Banks fail to exploit Funding for Lending scheme for good of all
Building societies and banks lend £2.4 billion less despite scheme designed to boost credit
BANKS and building societies lent billions less to individuals and businesses in the last three months of 2012 despite drawing on cheap credit from the Bank of England's Funding for Lending scheme (FLS), according to figures released yesterday.
FLS was launched by the Bank of England and the Treasury in August 2012 as a way to encourage banks to lend by giving them access to £90 billion worth of cheap capital. Despite institutions drawing £9.5 billion from the scheme in the last quarter of 2012, net lending fell by £2.4 billion in the three months to December 2012 compared with the previous quarter, according to the Bank of England statistics.

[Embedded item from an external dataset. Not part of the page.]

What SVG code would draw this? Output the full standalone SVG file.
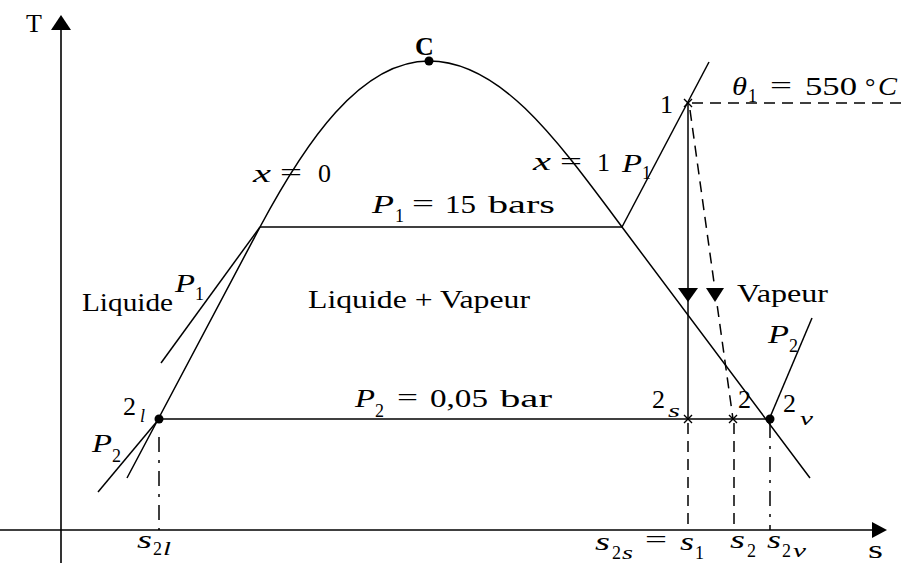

The Daily Mail notes that Barclays was the only one of the four big retail banks in the scheme to lend more, while state-backed Royal Bank of Scotland (RBS), Santander and Lloyds reduced their lending. Overall, 39 banks and building societies are taking part in the scheme and have borrowed £13.8 billion under FLS since August.
Yesterday's figures were labelled "exceptionally disappointing" by Labour's Treasury spokesman Chris Leslie, while Liberal Democrat peer Lord Oakeshott said "perfectly good businesses" were being starved of funds by banks. "RBS in particular, and Lloyds, have been aggressively shrinking their balance sheets and sucking money out of British business," he told the BBC.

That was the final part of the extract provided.